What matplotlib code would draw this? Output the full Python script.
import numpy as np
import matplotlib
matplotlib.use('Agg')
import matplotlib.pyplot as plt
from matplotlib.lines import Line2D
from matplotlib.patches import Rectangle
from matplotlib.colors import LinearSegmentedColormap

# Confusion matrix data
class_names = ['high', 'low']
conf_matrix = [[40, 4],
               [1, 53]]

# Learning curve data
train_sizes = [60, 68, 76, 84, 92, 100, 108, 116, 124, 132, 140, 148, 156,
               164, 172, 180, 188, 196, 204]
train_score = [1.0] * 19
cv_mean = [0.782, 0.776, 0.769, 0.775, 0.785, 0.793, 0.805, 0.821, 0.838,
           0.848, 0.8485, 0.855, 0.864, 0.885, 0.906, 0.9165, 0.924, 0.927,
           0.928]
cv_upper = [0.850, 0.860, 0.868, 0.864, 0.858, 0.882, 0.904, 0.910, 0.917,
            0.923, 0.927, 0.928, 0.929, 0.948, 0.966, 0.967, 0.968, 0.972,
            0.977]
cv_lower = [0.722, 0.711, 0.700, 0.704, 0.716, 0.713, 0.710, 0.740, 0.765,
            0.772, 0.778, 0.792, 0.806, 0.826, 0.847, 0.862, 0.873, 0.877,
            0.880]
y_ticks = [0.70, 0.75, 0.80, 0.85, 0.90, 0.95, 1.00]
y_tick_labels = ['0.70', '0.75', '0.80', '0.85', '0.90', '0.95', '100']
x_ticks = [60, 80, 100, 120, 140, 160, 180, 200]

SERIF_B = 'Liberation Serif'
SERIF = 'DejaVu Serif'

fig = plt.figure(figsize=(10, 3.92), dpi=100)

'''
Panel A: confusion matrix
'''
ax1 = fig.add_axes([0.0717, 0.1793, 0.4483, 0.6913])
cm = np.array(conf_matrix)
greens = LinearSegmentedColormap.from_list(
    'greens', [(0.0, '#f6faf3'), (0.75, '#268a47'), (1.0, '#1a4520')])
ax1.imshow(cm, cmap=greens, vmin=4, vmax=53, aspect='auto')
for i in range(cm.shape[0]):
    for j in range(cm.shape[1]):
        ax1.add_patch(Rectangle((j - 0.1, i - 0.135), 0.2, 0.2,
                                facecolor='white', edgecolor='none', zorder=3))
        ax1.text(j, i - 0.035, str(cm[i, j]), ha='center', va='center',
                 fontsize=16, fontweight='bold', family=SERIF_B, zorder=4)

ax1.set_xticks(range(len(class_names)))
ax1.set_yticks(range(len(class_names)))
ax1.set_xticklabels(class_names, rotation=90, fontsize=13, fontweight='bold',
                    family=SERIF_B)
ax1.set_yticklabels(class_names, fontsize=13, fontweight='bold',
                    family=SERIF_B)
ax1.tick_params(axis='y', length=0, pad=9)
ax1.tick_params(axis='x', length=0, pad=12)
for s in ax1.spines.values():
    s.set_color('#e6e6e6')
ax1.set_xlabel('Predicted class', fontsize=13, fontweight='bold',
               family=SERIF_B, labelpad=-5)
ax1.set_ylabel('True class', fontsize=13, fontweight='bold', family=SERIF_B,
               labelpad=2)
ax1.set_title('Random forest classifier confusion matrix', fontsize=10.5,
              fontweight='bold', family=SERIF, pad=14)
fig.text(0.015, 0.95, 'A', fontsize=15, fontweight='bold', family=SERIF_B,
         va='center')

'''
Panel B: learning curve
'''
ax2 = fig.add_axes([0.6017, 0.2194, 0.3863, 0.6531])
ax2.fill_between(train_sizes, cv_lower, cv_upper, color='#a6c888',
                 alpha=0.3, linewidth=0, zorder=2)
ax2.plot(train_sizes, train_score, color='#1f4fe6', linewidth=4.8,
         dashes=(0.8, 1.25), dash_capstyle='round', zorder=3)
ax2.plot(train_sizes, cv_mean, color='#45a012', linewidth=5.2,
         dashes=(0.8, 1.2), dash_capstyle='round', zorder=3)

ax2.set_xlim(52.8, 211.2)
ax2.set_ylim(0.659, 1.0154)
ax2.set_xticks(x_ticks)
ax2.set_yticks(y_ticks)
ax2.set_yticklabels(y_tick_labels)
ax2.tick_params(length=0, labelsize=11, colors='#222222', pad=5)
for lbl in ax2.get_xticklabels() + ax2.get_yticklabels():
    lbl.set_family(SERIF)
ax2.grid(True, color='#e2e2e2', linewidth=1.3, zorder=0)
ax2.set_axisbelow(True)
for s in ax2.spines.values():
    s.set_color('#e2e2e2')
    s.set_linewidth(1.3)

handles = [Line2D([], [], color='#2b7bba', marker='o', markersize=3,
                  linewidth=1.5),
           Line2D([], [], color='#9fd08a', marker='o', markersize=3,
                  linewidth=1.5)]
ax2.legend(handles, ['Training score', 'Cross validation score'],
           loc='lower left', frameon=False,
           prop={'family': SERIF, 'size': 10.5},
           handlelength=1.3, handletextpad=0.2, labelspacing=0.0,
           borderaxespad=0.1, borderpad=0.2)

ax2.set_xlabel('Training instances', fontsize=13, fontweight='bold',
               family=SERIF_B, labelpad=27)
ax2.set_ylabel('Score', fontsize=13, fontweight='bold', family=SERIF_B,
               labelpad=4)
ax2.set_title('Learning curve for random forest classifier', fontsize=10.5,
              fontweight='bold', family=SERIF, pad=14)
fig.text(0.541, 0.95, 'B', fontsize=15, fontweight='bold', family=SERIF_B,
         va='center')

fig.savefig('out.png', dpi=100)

+===+

Everything from the first line of the material through the line containing "fig = plt.figure(figsize=(10, 3.92), dpi=100)" is to be printed exactly; lines after that are to be left out.

What matplotlib code would draw this? Output the full Python script.
import numpy as np
import matplotlib
matplotlib.use('Agg')
import matplotlib.pyplot as plt
from matplotlib.lines import Line2D
from matplotlib.patches import Rectangle
from matplotlib.colors import LinearSegmentedColormap

# Confusion matrix data
class_names = ['high', 'low']
conf_matrix = [[40, 4],
               [1, 53]]

# Learning curve data
train_sizes = [60, 68, 76, 84, 92, 100, 108, 116, 124, 132, 140, 148, 156,
               164, 172, 180, 188, 196, 204]
train_score = [1.0] * 19
cv_mean = [0.782, 0.776, 0.769, 0.775, 0.785, 0.793, 0.805, 0.821, 0.838,
           0.848, 0.8485, 0.855, 0.864, 0.885, 0.906, 0.9165, 0.924, 0.927,
           0.928]
cv_upper = [0.850, 0.860, 0.868, 0.864, 0.858, 0.882, 0.904, 0.910, 0.917,
            0.923, 0.927, 0.928, 0.929, 0.948, 0.966, 0.967, 0.968, 0.972,
            0.977]
cv_lower = [0.722, 0.711, 0.700, 0.704, 0.716, 0.713, 0.710, 0.740, 0.765,
            0.772, 0.778, 0.792, 0.806, 0.826, 0.847, 0.862, 0.873, 0.877,
            0.880]
y_ticks = [0.70, 0.75, 0.80, 0.85, 0.90, 0.95, 1.00]
y_tick_labels = ['0.70', '0.75', '0.80', '0.85', '0.90', '0.95', '100']
x_ticks = [60, 80, 100, 120, 140, 160, 180, 200]

SERIF_B = 'Liberation Serif'
SERIF = 'DejaVu Serif'

fig = plt.figure(figsize=(10, 3.92), dpi=100)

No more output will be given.